* Aim: Repeat the listing exactly as given, omitting every image.

* Available data:
--------------------------------------------------

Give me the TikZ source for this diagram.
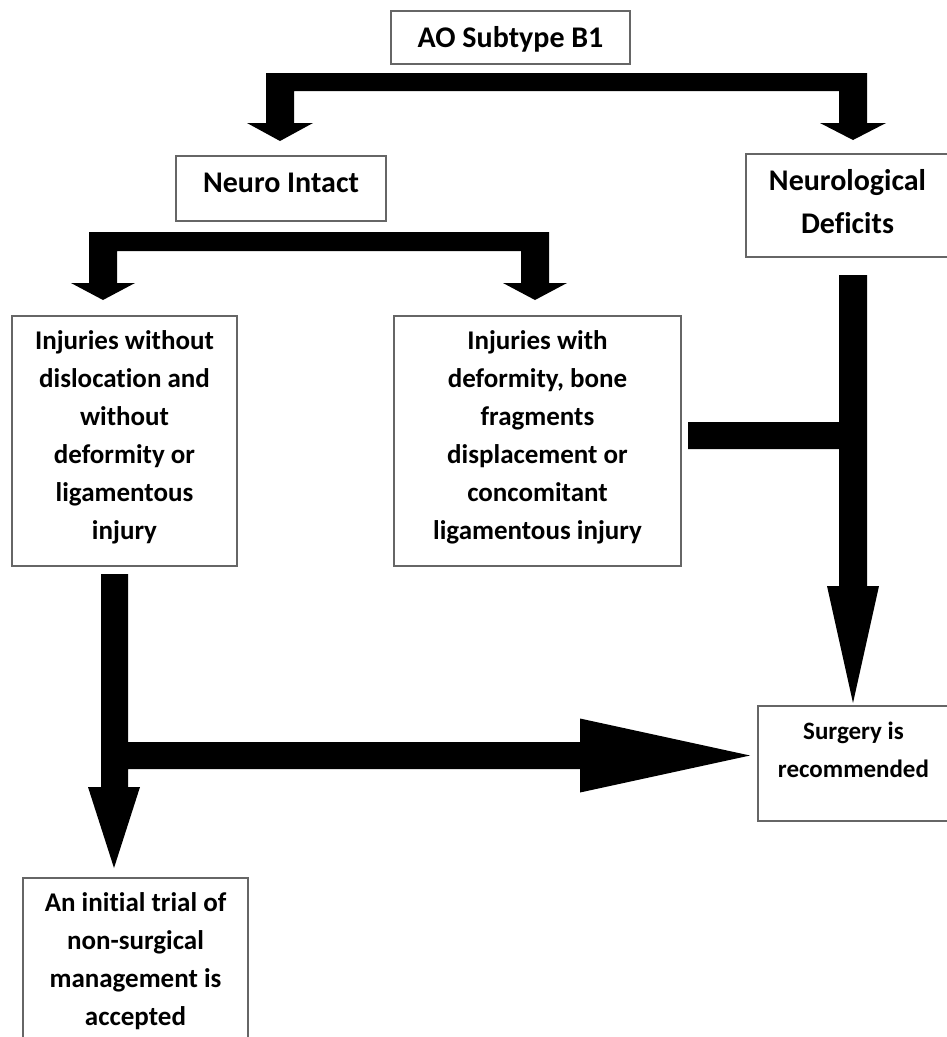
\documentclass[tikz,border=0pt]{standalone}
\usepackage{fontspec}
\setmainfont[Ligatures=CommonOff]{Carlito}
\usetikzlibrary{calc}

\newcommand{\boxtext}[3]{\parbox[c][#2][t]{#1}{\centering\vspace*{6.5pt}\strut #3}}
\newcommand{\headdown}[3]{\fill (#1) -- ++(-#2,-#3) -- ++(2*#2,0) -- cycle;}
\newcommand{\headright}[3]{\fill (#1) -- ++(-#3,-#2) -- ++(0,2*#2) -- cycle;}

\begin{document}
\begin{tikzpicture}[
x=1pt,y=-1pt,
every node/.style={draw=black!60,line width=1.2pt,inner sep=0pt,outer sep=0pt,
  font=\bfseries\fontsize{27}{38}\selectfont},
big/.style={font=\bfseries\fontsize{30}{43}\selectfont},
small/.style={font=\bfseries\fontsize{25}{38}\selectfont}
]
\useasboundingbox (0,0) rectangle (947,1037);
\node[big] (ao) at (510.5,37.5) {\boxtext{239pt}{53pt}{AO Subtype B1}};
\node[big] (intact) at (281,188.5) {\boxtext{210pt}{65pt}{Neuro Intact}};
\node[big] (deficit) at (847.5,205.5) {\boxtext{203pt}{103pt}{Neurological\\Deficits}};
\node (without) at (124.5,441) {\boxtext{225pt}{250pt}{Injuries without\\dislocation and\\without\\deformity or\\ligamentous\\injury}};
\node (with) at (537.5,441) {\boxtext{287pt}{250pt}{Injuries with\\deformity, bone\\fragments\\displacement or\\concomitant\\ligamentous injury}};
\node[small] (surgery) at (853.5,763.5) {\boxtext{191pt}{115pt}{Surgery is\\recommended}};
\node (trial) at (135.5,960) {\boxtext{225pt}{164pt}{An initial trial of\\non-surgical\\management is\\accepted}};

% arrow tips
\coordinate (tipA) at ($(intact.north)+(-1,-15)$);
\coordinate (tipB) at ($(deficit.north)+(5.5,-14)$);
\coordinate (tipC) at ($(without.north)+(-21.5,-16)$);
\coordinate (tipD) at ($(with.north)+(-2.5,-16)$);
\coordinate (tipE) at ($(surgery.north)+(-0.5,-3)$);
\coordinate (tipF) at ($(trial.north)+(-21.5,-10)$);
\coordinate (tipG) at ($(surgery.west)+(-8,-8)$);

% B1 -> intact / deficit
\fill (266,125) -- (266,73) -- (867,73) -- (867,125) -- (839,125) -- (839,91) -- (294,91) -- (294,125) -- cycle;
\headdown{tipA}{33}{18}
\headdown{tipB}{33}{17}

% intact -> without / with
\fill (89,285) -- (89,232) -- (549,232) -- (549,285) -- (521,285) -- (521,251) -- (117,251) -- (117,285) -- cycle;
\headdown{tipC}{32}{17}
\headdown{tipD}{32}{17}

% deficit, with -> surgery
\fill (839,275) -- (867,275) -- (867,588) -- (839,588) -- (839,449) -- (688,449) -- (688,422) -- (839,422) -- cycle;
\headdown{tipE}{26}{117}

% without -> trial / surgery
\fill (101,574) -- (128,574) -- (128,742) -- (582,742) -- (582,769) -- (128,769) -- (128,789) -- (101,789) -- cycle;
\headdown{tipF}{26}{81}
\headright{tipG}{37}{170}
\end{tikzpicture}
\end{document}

--------------------------------------------------

* Output of the exercise:
Give me the TikZ source for this diagram.
\documentclass[tikz,border=0pt]{standalone}
\usepackage{fontspec}
\setmainfont[Ligatures=CommonOff]{Carlito}
\usetikzlibrary{calc}

\newcommand{\boxtext}[3]{\parbox[c][#2][t]{#1}{\centering\vspace*{6.5pt}\strut #3}}
\newcommand{\headdown}[3]{\fill (#1) -- ++(-#2,-#3) -- ++(2*#2,0) -- cycle;}
\newcommand{\headright}[3]{\fill (#1) -- ++(-#3,-#2) -- ++(0,2*#2) -- cycle;}

\begin{document}
\begin{tikzpicture}[
x=1pt,y=-1pt,
every node/.style={draw=black!60,line width=1.2pt,inner sep=0pt,outer sep=0pt,
  font=\bfseries\fontsize{27}{38}\selectfont},
big/.style={font=\bfseries\fontsize{30}{43}\selectfont},
small/.style={font=\bfseries\fontsize{25}{38}\selectfont}
]
\useasboundingbox (0,0) rectangle (947,1037);
\node[big] (ao) at (510.5,37.5) {\boxtext{239pt}{53pt}{AO Subtype B1}};
\node[big] (intact) at (281,188.5) {\boxtext{210pt}{65pt}{Neuro Intact}};
\node[big] (deficit) at (847.5,205.5) {\boxtext{203pt}{103pt}{Neurological\\Deficits}};
\node (without) at (124.5,441) {\boxtext{225pt}{250pt}{Injuries without\\dislocation and\\without\\deformity or\\ligamentous\\injury}};
\node (with) at (537.5,441) {\boxtext{287pt}{250pt}{Injuries with\\deformity, bone\\fragments\\displacement or\\concomitant\\ligamentous injury}};
\node[small] (surgery) at (853.5,763.5) {\boxtext{191pt}{115pt}{Surgery is\\recommended}};
\node (trial) at (135.5,960) {\boxtext{225pt}{164pt}{An initial trial of\\non-surgical\\management is\\accepted}};

% arrow tips
\coordinate (tipA) at ($(intact.north)+(-1,-15)$);
\coordinate (tipB) at ($(deficit.north)+(5.5,-14)$);
\coordinate (tipC) at ($(without.north)+(-21.5,-16)$);
\coordinate (tipD) at ($(with.north)+(-2.5,-16)$);
\coordinate (tipE) at ($(surgery.north)+(-0.5,-3)$);
\coordinate (tipF) at ($(trial.north)+(-21.5,-10)$);
\coordinate (tipG) at ($(surgery.west)+(-8,-8)$);

% B1 -> intact / deficit
\fill (266,125) -- (266,73) -- (867,73) -- (867,125) -- (839,125) -- (839,91) -- (294,91) -- (294,125) -- cycle;
\headdown{tipA}{33}{18}
\headdown{tipB}{33}{17}

% intact -> without / with
\fill (89,285) -- (89,232) -- (549,232) -- (549,285) -- (521,285) -- (521,251) -- (117,251) -- (117,285) -- cycle;
\headdown{tipC}{32}{17}
\headdown{tipD}{32}{17}

% deficit, with -> surgery
\fill (839,275) -- (867,275) -- (867,588) -- (839,588) -- (839,449) -- (688,449) -- (688,422) -- (839,422) -- cycle;
\headdown{tipE}{26}{117}

% without -> trial / surgery
\fill (101,574) -- (128,574) -- (128,742) -- (582,742) -- (582,769) -- (128,769) -- (128,789) -- (101,789) -- cycle;
\headdown{tipF}{26}{81}
\headright{tipG}{37}{170}
\end{tikzpicture}
\end{document}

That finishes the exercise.